* Problem statement *
Only the lines from the top of the records below through the line containing "import * as" should be printed, exactly and without pictures.

[Dataset rows]
▽
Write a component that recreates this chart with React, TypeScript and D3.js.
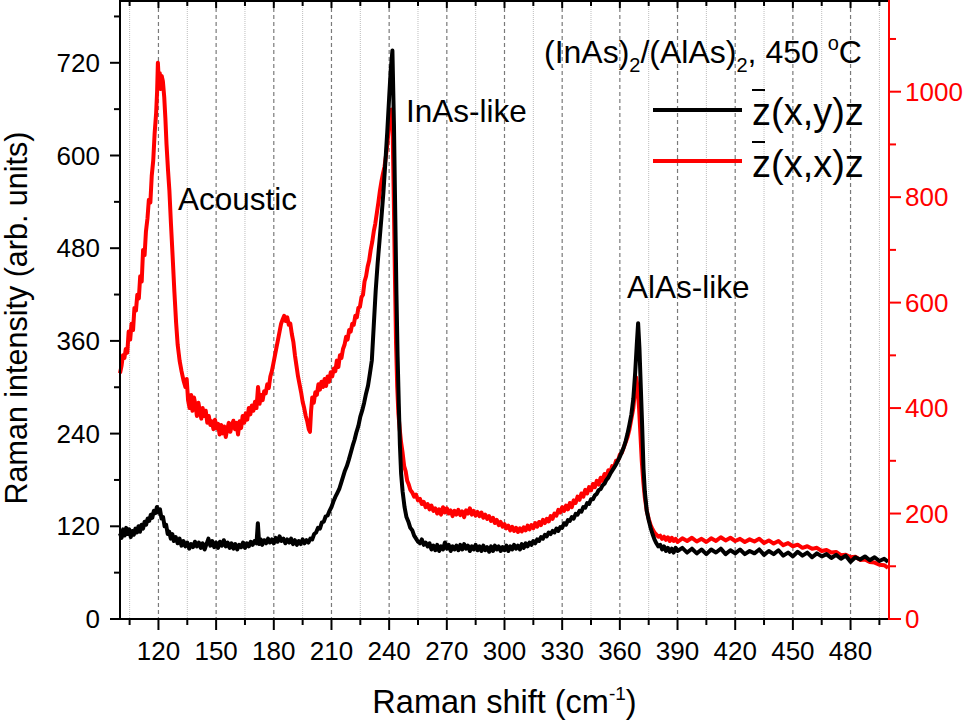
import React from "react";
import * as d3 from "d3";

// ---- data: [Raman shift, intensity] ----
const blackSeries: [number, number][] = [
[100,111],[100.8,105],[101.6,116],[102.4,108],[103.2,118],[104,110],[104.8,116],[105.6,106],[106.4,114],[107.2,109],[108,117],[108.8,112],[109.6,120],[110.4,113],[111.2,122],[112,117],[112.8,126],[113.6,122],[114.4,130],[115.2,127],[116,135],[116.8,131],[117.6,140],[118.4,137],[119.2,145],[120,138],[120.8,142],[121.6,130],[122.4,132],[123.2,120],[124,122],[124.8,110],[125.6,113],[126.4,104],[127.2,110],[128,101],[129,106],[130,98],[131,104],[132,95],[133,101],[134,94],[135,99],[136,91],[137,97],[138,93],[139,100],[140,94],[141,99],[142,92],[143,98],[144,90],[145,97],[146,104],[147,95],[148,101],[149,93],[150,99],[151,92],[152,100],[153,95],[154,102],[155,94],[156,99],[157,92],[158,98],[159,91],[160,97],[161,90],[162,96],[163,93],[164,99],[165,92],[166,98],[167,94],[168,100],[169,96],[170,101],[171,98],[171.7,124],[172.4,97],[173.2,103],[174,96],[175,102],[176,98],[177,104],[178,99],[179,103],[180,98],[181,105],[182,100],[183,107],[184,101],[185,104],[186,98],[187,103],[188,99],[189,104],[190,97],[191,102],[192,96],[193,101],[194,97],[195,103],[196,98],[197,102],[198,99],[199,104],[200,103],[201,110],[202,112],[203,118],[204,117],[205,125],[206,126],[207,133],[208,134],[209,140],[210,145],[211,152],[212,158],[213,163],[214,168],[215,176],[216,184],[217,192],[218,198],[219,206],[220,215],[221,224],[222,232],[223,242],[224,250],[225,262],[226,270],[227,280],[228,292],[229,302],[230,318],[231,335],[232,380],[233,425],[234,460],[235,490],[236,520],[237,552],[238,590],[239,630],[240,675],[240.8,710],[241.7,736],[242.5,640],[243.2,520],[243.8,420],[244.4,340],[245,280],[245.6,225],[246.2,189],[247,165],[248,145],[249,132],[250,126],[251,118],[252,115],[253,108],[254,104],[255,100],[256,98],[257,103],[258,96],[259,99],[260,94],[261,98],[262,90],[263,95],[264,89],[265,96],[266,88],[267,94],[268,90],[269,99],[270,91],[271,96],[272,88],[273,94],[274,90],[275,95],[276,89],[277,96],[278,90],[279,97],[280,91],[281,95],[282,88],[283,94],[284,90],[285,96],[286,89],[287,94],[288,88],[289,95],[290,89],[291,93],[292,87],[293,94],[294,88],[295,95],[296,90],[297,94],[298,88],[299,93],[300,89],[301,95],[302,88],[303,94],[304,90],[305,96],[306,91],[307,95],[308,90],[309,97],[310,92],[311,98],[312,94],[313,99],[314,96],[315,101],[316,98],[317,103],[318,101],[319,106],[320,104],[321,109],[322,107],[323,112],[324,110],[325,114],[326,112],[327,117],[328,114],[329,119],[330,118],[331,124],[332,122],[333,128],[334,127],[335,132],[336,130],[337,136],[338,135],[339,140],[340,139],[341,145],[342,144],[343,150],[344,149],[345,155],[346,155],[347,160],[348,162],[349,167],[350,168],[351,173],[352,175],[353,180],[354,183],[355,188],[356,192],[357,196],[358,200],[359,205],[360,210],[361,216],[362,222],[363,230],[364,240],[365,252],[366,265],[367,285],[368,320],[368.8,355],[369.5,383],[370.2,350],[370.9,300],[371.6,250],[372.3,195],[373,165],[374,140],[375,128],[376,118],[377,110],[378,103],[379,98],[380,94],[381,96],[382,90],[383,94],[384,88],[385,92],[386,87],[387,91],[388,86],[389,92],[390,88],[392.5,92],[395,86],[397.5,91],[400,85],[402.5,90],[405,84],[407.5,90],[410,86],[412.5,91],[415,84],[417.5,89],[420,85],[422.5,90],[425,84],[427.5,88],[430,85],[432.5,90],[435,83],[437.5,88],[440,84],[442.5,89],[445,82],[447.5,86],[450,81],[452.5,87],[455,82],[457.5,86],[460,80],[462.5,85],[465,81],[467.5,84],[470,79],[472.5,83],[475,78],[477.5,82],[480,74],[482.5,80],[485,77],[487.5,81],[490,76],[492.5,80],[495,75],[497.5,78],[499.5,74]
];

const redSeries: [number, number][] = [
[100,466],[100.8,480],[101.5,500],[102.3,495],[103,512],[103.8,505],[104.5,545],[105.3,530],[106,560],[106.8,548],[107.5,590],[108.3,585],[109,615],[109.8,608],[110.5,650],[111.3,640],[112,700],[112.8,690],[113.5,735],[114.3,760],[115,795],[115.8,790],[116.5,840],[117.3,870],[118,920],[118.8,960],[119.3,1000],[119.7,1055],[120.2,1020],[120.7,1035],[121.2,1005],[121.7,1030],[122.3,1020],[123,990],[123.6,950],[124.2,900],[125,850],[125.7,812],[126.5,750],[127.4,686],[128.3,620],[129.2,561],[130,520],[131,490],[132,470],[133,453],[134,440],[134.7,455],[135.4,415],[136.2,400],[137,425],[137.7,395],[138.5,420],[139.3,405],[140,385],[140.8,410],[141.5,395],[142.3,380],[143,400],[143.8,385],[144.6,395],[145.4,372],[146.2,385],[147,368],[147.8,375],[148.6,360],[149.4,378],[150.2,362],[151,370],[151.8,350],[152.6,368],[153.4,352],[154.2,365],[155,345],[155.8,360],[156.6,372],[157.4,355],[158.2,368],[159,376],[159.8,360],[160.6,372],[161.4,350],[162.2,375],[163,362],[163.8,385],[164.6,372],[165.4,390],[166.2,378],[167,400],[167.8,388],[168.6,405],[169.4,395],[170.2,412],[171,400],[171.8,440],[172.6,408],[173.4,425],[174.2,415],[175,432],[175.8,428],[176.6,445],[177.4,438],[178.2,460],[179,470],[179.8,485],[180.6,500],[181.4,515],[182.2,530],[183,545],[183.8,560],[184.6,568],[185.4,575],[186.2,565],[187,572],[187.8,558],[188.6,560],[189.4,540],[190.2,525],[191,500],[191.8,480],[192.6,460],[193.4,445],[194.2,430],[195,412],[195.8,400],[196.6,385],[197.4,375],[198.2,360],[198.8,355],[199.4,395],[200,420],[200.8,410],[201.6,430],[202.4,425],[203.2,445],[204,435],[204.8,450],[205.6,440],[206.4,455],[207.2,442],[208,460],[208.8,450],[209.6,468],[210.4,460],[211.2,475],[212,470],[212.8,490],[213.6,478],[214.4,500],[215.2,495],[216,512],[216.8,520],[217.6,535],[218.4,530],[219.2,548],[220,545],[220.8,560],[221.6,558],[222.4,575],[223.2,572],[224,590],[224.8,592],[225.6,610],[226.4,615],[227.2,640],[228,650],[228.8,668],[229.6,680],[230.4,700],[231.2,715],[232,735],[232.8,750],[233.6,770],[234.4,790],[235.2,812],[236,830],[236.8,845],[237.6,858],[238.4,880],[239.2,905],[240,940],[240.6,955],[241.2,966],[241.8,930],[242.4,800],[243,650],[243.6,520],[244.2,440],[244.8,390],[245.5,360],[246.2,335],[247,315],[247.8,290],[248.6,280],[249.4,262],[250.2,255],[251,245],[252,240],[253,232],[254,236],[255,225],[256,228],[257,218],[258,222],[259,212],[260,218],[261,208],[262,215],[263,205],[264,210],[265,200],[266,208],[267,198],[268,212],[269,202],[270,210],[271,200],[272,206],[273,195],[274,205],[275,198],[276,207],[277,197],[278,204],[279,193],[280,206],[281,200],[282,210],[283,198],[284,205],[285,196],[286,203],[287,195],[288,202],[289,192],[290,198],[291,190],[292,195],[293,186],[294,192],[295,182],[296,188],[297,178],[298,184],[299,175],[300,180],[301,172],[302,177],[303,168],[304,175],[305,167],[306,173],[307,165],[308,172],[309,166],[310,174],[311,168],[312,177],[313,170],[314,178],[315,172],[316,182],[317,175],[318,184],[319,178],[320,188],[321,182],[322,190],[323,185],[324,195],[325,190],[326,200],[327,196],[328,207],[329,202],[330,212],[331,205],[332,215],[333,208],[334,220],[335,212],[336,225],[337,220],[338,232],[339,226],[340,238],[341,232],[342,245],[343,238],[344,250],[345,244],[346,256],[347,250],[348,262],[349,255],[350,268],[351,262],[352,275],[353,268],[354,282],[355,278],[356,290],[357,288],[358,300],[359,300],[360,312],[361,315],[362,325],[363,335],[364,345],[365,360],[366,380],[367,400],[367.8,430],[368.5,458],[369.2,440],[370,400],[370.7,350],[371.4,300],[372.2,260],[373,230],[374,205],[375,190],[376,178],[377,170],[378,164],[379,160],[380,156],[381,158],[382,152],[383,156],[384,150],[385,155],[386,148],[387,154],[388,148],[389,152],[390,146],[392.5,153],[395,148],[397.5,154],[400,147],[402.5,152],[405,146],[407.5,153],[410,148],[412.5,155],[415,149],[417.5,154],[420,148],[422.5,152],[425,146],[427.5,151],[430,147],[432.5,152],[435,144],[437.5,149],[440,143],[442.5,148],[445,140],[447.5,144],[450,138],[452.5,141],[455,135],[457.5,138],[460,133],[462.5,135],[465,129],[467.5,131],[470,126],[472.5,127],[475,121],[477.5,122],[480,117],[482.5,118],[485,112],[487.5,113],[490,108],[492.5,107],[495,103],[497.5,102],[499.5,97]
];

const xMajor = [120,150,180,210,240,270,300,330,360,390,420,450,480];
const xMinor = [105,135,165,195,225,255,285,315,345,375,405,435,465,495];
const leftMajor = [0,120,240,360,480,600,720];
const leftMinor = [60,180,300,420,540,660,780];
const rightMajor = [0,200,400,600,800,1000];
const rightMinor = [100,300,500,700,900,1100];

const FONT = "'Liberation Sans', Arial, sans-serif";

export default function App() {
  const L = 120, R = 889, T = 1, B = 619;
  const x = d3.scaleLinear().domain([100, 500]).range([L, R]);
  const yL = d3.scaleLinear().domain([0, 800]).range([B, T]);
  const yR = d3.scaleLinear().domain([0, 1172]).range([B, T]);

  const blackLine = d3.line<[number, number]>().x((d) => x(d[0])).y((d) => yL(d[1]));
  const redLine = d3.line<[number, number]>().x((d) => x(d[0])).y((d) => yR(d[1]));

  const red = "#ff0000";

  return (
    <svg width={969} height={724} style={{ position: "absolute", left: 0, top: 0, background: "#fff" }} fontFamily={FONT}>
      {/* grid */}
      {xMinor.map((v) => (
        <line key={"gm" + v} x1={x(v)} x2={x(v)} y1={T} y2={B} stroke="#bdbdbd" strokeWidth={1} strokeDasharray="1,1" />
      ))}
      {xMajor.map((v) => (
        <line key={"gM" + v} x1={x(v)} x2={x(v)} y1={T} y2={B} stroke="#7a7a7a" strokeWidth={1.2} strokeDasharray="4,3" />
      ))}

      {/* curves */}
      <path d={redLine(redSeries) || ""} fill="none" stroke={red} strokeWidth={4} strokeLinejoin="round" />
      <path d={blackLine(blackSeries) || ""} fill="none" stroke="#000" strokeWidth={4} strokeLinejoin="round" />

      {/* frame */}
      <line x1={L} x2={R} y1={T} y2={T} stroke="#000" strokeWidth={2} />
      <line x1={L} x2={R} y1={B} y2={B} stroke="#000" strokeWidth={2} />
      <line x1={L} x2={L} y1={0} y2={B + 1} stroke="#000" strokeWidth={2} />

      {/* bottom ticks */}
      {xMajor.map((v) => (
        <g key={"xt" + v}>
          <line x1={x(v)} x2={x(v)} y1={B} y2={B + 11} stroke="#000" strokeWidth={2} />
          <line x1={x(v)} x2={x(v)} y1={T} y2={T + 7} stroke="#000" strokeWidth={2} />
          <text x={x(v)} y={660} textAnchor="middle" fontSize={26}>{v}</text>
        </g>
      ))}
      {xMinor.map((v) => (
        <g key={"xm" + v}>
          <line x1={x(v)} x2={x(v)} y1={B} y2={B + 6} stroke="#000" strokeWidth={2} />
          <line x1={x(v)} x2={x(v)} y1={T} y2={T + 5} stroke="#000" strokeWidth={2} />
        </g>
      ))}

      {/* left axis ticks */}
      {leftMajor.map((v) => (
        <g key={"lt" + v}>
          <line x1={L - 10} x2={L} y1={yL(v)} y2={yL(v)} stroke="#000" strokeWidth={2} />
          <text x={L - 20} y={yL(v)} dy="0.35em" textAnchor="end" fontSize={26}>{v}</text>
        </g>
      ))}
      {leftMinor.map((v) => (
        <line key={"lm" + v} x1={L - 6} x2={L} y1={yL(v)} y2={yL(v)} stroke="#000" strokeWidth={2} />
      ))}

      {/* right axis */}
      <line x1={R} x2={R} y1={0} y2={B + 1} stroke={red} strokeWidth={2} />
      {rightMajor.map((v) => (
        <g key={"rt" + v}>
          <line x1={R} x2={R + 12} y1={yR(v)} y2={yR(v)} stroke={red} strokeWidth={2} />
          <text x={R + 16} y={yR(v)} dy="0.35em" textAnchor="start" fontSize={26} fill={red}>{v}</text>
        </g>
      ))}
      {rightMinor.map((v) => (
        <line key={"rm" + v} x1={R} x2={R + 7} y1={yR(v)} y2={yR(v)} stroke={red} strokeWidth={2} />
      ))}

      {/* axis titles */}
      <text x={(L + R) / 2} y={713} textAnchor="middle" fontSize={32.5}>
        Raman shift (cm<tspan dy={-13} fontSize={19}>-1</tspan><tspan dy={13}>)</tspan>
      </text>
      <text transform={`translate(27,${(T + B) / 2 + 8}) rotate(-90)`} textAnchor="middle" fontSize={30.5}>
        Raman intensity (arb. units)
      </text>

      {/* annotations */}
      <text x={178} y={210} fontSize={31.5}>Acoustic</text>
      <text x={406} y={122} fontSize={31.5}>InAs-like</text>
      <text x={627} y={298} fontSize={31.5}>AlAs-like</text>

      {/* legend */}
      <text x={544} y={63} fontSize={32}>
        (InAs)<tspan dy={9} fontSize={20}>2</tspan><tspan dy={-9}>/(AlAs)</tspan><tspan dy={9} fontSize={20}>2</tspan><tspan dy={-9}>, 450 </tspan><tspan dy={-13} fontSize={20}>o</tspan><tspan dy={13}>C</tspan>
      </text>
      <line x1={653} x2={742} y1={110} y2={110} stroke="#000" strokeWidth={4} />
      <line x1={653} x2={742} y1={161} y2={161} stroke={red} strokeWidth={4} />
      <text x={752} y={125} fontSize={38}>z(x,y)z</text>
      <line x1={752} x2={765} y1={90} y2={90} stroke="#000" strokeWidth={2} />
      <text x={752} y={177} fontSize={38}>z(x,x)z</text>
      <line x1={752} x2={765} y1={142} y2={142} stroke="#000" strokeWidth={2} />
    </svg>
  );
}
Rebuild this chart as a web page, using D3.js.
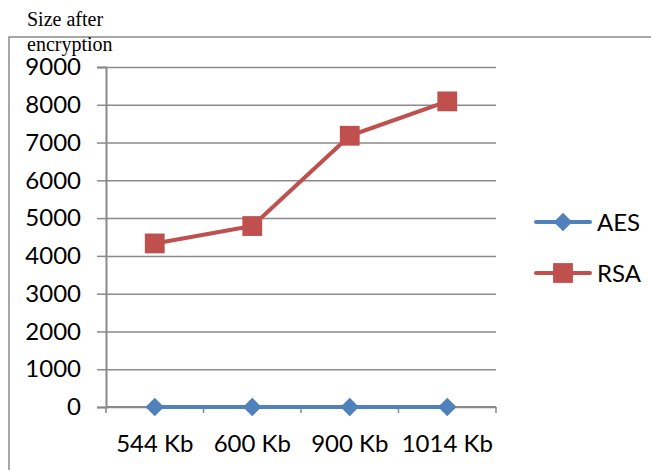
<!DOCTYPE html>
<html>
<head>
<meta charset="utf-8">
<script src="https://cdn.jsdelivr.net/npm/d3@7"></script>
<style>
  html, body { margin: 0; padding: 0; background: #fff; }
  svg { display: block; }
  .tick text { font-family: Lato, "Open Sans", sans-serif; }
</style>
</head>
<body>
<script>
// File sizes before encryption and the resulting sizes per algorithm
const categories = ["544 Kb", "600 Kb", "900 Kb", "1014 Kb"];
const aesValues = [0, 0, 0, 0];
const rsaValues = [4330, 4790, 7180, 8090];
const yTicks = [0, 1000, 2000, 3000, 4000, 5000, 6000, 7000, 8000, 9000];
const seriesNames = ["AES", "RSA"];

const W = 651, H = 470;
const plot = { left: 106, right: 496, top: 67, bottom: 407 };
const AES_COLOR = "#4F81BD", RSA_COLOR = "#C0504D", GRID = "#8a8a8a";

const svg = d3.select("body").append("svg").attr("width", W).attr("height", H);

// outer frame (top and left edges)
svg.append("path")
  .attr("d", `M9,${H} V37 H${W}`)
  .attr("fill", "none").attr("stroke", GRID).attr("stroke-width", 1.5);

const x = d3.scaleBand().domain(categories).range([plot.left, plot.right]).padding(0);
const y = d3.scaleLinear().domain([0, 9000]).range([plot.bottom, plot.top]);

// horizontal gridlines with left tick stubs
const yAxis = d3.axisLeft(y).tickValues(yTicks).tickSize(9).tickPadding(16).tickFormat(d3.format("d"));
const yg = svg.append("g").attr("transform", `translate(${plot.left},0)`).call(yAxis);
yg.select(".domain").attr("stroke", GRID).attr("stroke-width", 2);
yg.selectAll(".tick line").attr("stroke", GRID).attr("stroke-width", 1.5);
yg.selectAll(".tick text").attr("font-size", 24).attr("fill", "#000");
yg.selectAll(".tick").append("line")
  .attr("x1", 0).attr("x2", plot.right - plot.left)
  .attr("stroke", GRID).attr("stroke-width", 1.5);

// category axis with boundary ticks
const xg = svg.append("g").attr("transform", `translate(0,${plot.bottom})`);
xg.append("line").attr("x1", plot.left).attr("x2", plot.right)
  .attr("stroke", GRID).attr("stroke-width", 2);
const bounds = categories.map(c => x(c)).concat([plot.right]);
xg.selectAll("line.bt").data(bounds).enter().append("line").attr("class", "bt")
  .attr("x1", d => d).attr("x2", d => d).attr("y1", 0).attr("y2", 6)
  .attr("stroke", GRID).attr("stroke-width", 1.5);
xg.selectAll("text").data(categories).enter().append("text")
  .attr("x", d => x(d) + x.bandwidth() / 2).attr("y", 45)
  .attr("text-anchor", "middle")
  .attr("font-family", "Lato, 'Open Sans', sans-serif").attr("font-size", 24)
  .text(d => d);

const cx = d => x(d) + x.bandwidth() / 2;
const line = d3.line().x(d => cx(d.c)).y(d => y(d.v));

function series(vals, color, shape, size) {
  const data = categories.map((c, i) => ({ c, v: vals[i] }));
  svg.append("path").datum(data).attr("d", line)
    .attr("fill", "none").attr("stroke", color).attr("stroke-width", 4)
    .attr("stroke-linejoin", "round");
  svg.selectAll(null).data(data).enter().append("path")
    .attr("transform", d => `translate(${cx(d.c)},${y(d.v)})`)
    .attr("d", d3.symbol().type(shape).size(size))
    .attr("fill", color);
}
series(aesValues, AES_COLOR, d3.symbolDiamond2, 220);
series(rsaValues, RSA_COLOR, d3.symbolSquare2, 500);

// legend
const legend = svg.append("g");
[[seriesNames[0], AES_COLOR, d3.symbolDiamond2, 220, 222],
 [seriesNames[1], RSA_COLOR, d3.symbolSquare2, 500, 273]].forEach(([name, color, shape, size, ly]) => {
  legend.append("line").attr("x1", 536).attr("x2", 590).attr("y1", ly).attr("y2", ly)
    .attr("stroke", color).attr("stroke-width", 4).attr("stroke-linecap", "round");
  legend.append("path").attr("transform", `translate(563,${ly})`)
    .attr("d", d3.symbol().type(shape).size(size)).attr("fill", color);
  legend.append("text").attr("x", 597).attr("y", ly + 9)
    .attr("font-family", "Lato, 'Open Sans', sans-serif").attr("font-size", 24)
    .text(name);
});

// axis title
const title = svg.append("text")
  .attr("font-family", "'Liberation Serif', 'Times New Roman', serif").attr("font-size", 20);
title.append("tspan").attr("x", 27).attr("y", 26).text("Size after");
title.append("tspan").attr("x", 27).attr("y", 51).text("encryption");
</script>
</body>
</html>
△
* Exercise result *
Write a component that recreates this chart with React, TypeScript and D3.js.
import React from "react";
import * as d3 from "d3";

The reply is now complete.